Media Release - Spilled hydro water highlights untapped economic resource

Spilled hydro water highlights untapped economic resource

“What could farmers on the North Island’s east coast do with a smidgen of the water Meridian Energy is currently spilling from its southern lakes?” asks Hugh Ritchie, Federated Farmers water spokesperson.

While the North Island’s east coast is parched by low rainfall and high temperatures, the southern hydro lakes are at full capacity. Approximately 200 cubic metres a second is being spilled from Lake Benmore; enough to fill six Olympic sized swimming pools every minute. Federated Farmers points to the first spill at Benmore since 2004 to highlight the need for increased water storage throughout New Zealand.

“Lake Benmore shows us that we don’t lack for rain or snow in either island. We just lack the means to store it in most parts of the country,” Mr Ritchie said.

“Many parts of the country have a surfeit of water over autumn, winter and spring but come summer, our towns and cities face hosepipe bans. Why does this occur in a country with a maritime climate like ours?

“The negative economic impacts of drought are well known by farmers and economists. Last year’s drought is widely attributed with tipping the economy into recession, affecting every single person in New Zealand.

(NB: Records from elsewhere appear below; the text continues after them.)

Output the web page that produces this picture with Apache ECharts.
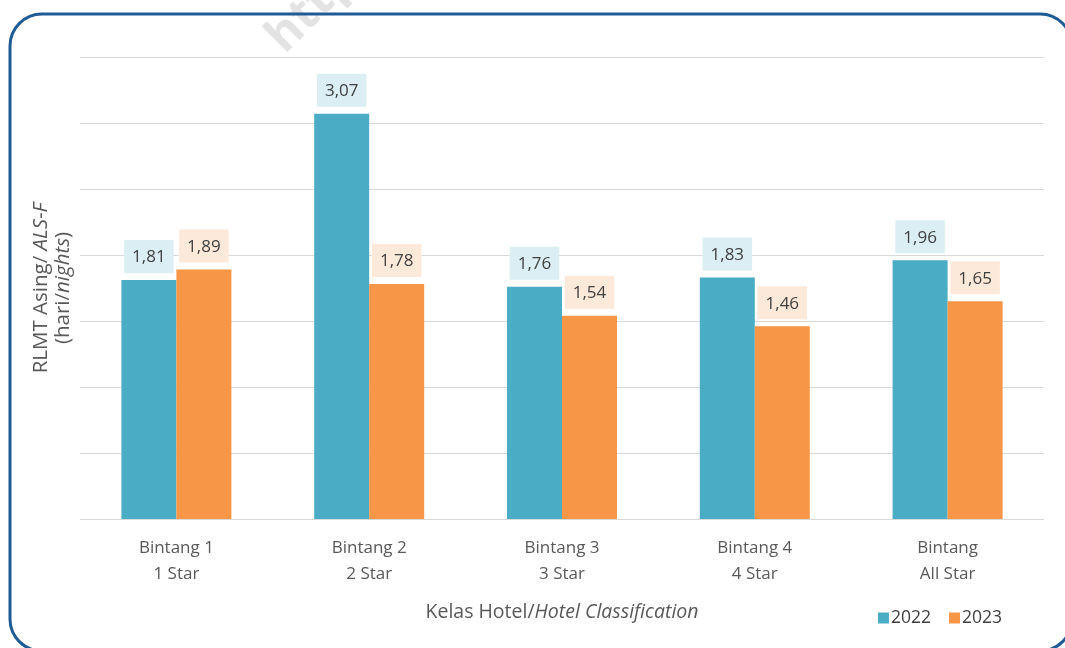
<!DOCTYPE html>
<html>
<head>
<meta charset="utf-8">
<title>RLMT Asing</title>
<script src="https://cdn.jsdelivr.net/npm/echarts@6/dist/echarts.min.js"></script>
<style>
  html, body { margin: 0; padding: 0; background: #fff; }
  #chart { width: 1065px; height: 648px; }
</style>
</head>
<body>
<div id="chart"></div>
<script>
// data
const categories = ['Bintang 1\n1 Star', 'Bintang 2\n2 Star', 'Bintang 3\n3 Star', 'Bintang 4\n4 Star', 'Bintang\nAll Star']
const values2022 = [1.81, 3.07, 1.76, 1.83, 1.96]
const values2023 = [1.89, 1.78, 1.54, 1.46, 1.65]
const seriesNames = ['2022', '2023']

const FONT = 'Open Sans'
const fmt = p => p.value.toFixed(2).replace('.', ',')

const chart = echarts.init(document.getElementById('chart'))
chart.setOption({
  animation: false,
  textStyle: { fontFamily: FONT },
  grid: { left: 80, right: 21, top: 57, bottom: 129 },
  legend: {
    data: seriesNames,
    right: 58,
    top: 604,
    itemWidth: 11,
    itemHeight: 11,
    itemGap: 18,
    icon: 'rect',
    textStyle: { fontFamily: FONT, fontSize: 17.5, color: '#404040', padding: [0, 0, 0, -3] }
  },
  xAxis: {
    type: 'category',
    data: categories,
    axisLine: { show: false },
    axisTick: { show: false },
    axisLabel: { fontFamily: FONT, fontSize: 17, color: '#595959', lineHeight: 26, margin: 16 },
    name: '{n|Kelas Hotel/}{i|Hotel Classification}',
    nameLocation: 'middle',
    nameGap: 83,
    nameTextStyle: {
      fontSize: 19.5,
      rich: {
        n: { fontFamily: FONT, fontSize: 19.5, color: '#595959' },
        i: { fontFamily: FONT, fontSize: 19.5, color: '#595959', fontStyle: 'italic' }
      }
    }
  },
  yAxis: {
    type: 'value',
    min: 0,
    max: 3.5,
    interval: 0.5,
    axisLabel: { show: false },
    axisLine: { show: false },
    axisTick: { show: false },
    splitLine: { lineStyle: { color: '#d9d9d9', width: 1 } },
    name: '{n|RLMT Asing/ }{i|ALS-F}\n{n|(hari/}{i|nights}{n|)}',
    nameLocation: 'middle',
    nameGap: 6,
    nameTextStyle: {
      fontSize: 20.5,
      lineHeight: 22,
      rich: {
        n: { fontFamily: FONT, fontSize: 20.5, color: '#595959', lineHeight: 22 },
        i: { fontFamily: FONT, fontSize: 20.5, color: '#595959', fontStyle: 'italic', lineHeight: 22 }
      }
    }
  },
  series: [
    {
      name: seriesNames[0],
      type: 'bar',
      data: values2022,
      barWidth: 55,
      barGap: '0%',
      itemStyle: { color: '#4BACC6' },
      label: {
        show: true,
        position: 'top',
        distance: 7,
        formatter: fmt,
        fontFamily: FONT,
        fontSize: 17,
        color: '#404040',
        backgroundColor: '#DAEEF3',
        padding: [9, 8, 7, 8]
      }
    },
    {
      name: seriesNames[1],
      type: 'bar',
      data: values2023,
      barWidth: 55,
      itemStyle: { color: '#F79646' },
      label: {
        show: true,
        position: 'top',
        distance: 7,
        formatter: fmt,
        fontFamily: FONT,
        fontSize: 17,
        color: '#404040',
        backgroundColor: '#FDE9D9',
        padding: [9, 8, 7, 8]
      }
    }
  ],
  graphic: [
    {
      type: 'rect',
      silent: true,
      shape: { x: 10, y: 14, width: 1062, height: 637, r: 32 },
      style: { fill: 'none', stroke: '#1F5B94', lineWidth: 3 },
      z: 10
    },
    {
      type: 'text',
      silent: true,
      x: 292,
      y: 62,
      rotation: Math.PI / 4,
      style: { text: 'https', fill: '#e3e3e3', font: 'bold 48px "Open Sans"', textVerticalAlign: 'bottom' },
      z: 0
    }
  ]
})
</script>
</body>
</html>
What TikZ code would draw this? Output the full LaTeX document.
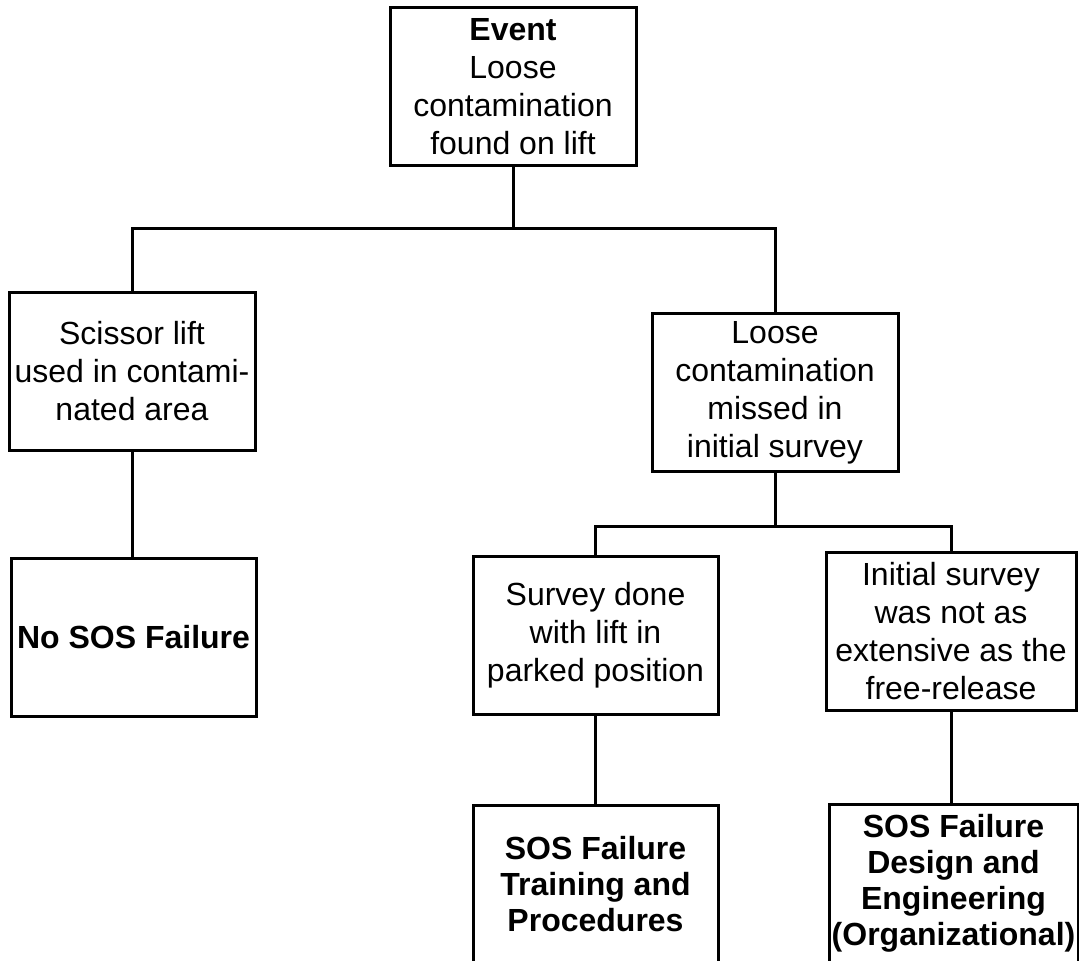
\documentclass[tikz,border=0pt]{standalone}
\usepackage{fontspec}
\setmainfont{Liberation Sans}
\usepackage{tikz}
\tikzset{
    cause-box/.style = {draw=black, fill=white, line width=1.5pt, rectangle, align=center, minimum width=123pt, minimum height=79pt, inner sep=1pt, font=\fontsize{16pt}{19pt}\selectfont},
    result-box/.style = {cause-box, font=\fontsize{16pt}{18pt}\selectfont\bfseries},
    tree-line/.style = {draw=black, line width=1.5pt},
}

\begin{document}
\begin{tikzpicture}[x=0.5pt, y=-0.5pt]
\clip (0,0) rectangle (1079,960);
\fill[white] (0,0) rectangle (1079,960);

\node [cause-box] (event) at (513,86.5) {\textbf{Event}\\Loose\\contamination\\found on lift};
\node [cause-box] (scissor) at (132,371) {Scissor lift\\used in contami-\\nated area};
\node [result-box, minimum width=122.5pt] (no-sos) at (133.5,637) {No SOS Failure};
\node [cause-box] (missed) at (775,392.5) {Loose\\contamination\\missed in\\initial survey};
\node [cause-box, minimum width=122.5pt] (parked) at (595.5,635.5) {Survey done\\with lift in\\parked position};
\node [cause-box, minimum width=125pt] (extent) at (951,631.5) {Initial survey\\was not as\\extensive as the\\free-release};
\node [result-box, minimum width=122.5pt] (training) at (595.5,884.5) {SOS Failure\\Training and\\Procedures};
\node [result-box, minimum width=124.5pt] (design) at (953.5,883.5) {SOS Failure\\Design and\\Engineering\\(Organizational)};

\coordinate (top-fork) at (513,228);
\coordinate (mid-fork) at (775,526);

\draw [tree-line] (event.south) -- (top-fork) -| (scissor.north);
\draw [tree-line] (top-fork) -| (missed.north);
\draw [tree-line] (scissor.south) -- (no-sos.north -| scissor.south);
\draw [tree-line] (missed.south) -- (mid-fork) -| (parked.north);
\draw [tree-line] (mid-fork) -| (extent.north);
\draw [tree-line] (parked.south) -- (training.north -| parked.south);
\draw [tree-line] (extent.south) -- (design.north -| extent.south);
\end{tikzpicture}
\end{document}
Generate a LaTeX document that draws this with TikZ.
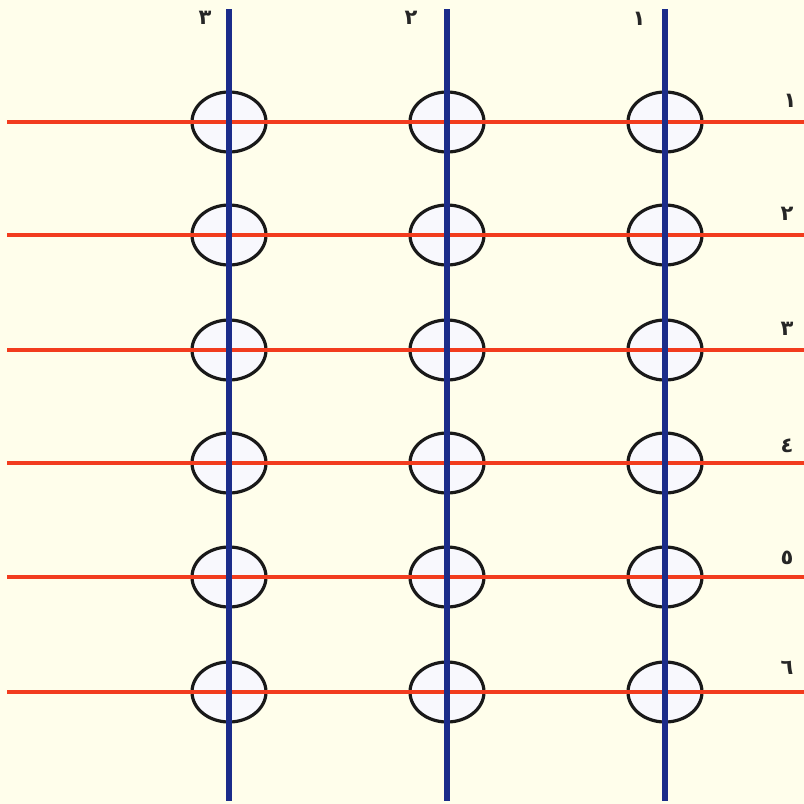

“Federated Farmers is positive that summer can be transformed into a fully productive season in many parts of New Zealand. Given the primary sector contributes two-thirds of all export revenue, the opportunity to increase productivity upwards of a quarter is a major economic opportunity. Water storage is literally an economic magic bullet.

“David Carter, the new Minister of Agriculture, deserves praise for placing water storage centre stage. But he is only one voice in Cabinet. The crux of the issue is that water storage is all about economic growth and transformation. Using only a small percentage of that which runs out to sea will make a huge economic difference,” Mr Ritchie concluded.

Federated Farmers economics and commerce spokesperson, Philip York, used the water spilling out of Lake Benmore to repeat Federated Farmers support of greater transparency in the electricity industry. The Federation is a member of the Consumer Coalition on Energy (CC93) which has been calling for a review of the electricity market. The Federation asks if it is now time to examine the profits made by electricity suppliers.

“Federated Farmers’ members want to know if electricity suppliers are giving their customers a fair deal or not. That’s why we support the Electricity Commission forcing companies to reveal their cost components by way of enhanced disclosure and why we want the Government to undertake a review of the electricity market.

“Members are calling me and this reveals a lot of uncertainty as to whether the profits being made by electricity suppliers are reasonable or not. This uncertainty undermines confidence in the entire electricity market. Transparency is in the best interests of everyone,” Mr York concluded.